3:30 p.m. New York time
Half an hour before the closing bell. The S&P 500 E-mini futures rose to 7006.50 during the session and then dropped to a low of 6969. Price has since bounced back toward the 6980s, leaving the day as a wide but two-sided range.
Elliott Wave Theory. The decline from the peak unfolded in five subwaves, which suggests the bounce is a corrective upward move—an internal subwave within the broader pullback—while the larger working count remains intact: rising wave D{-11} is still the main wave moving price.
Decision points. 7006.50 is now the nearest upside checkpoint; reclaiming and holding above it would weaken the corrective interpretation and reopen the door to a stronger push higher. On the downside, 6969 is the day’s key low; a decisive break and hold below it would strengthen the case that the correction is extending rather than ending.
9:35 a.m. New York time.
What’s happening now. The S&P 500 E-mini futures reached an overnight high of 6997.50, declined into the 6980s, tested the high again but remained below it, and then—beginning at 7:30 a.m. ET—sold off sharply to 6970.50. From there, price rebounded back into the 6980s and rose higher after the opening bell.
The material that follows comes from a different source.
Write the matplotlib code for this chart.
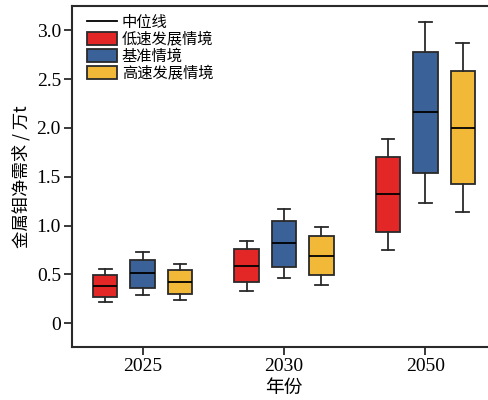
import matplotlib
matplotlib.use("Agg")
import matplotlib.pyplot as plt
from matplotlib.patches import Patch
from matplotlib.lines import Line2D

plt.rcParams['font.family'] = ['Liberation Serif', 'Noto Sans CJK SC']

years = ['2025', '2030', '2050']
scenarios = ['低速发展情境', '基准情境', '高速发展情境']
colors = ['#e32626', '#3a6298', '#f2b938']

# [whisker low, Q1, median, Q3, whisker high] per scenario, per year
low_stats = [[0.215, 0.27, 0.38, 0.495, 0.553],
             [0.331, 0.417, 0.587, 0.755, 0.843],
             [0.748, 0.935, 1.319, 1.70, 1.89]]
base_stats = [[0.287, 0.36, 0.51, 0.65, 0.73],
              [0.458, 0.577, 0.817, 1.045, 1.168],
              [1.23, 1.537, 2.16, 2.78, 3.09]]
high_stats = [[0.236, 0.297, 0.42, 0.54, 0.605],
              [0.389, 0.489, 0.686, 0.89, 0.987],
              [1.137, 1.427, 2.0, 2.58, 2.87]]
all_stats = [low_stats, base_stats, high_stats]

fig = plt.figure(figsize=(4.88, 4.0), dpi=100)
ax = fig.add_axes([72/488, 53/400, (496-72)/488, 341/400])

offsets = [-0.265, 0.0, 0.265]
edge = '#2a2a2a'
for s, (stats_s, col, off) in enumerate(zip(all_stats, colors, offsets)):
    bstats = []
    for st in stats_s:
        bstats.append(dict(whislo=st[0], q1=st[1], med=st[2], q3=st[3], whishi=st[4], fliers=[]))
    pos = [i + off for i in range(len(years))]
    ax.bxp(bstats, positions=pos, widths=0.173, patch_artist=True, showfliers=False,
           capwidths=0.09,
           boxprops=dict(facecolor=col, edgecolor=edge, linewidth=1.3),
           medianprops=dict(color='black', linewidth=1.3),
           whiskerprops=dict(color=edge, linewidth=1.3),
           capprops=dict(color=edge, linewidth=1.3))

ax.set_xlim(-0.5, 2.5)
ax.set_ylim(-0.245, 3.25)
ax.set_xticks(range(len(years)))
ax.set_xticklabels(years)
ax.set_yticks([0, 0.5, 1.0, 1.5, 2.0, 2.5, 3.0])
ax.set_yticklabels(['0', '0.5', '1.0', '1.5', '2.0', '2.5', '3.0'])
ax.tick_params(axis='both', labelsize=14, length=6, width=1.3, direction='out', color=edge)
ax.tick_params(axis='x', pad=2)
ax.tick_params(axis='y', pad=2)
for sp in ax.spines.values():
    sp.set_linewidth(1.5)
    sp.set_color(edge)

ax.set_xlabel('年份', fontsize=13.5, family=['Noto Sans CJK SC'], labelpad=1)
ax.set_ylabel('金属钼净需求 / 万t', fontsize=12.5, family=['Noto Sans CJK SC', 'Liberation Serif'], labelpad=4)

handles = [Line2D([], [], color='black', linewidth=1.3)]
handles += [Patch(facecolor=c, edgecolor=edge, linewidth=1.3) for c in colors]
labels = ['中位线'] + scenarios
leg = ax.legend(handles, labels, loc='upper left', frameon=False,
                prop={'family': 'Noto Sans CJK SC', 'size': 11},
                handlelength=2.0, handleheight=1.0, handletextpad=0.3,
                labelspacing=0.0, borderaxespad=0.0, bbox_to_anchor=(0.02, 0.995))

fig.savefig('out.png', dpi=100)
What does it mean? Despite the drama, there is no change in the Elliott Wave Theory working count: Wave D{-11} remains in the active upswing. But today’s failure at 6997.50 plus the sharp 7:30 a.m. ET drop raises the odds we’re shifting into the next corrective leg unless price can reclaim and hold above 6997.50.
Decision points. Bulls need to reclaim and hold 6997.50 first; above that, the next upside checkpoints are 7027.25 and then 7043. If price breaks back below 6970.50, today’s rebound is likely only a bounce, and the market opens the door to a deeper pullback toward the next support zones.

[S&P 500 E-mini futures at 3:30 p.m., 40-minute bars, with volume]
Waves Now Underway
These are the waves currently in progress under my principal analysis. Each line on the list shows the wave number, with the subscript in curly brackets, the traditional degree name, the starting date, the starting price of the S&P 500 E-mini futures, and the direction of the wave.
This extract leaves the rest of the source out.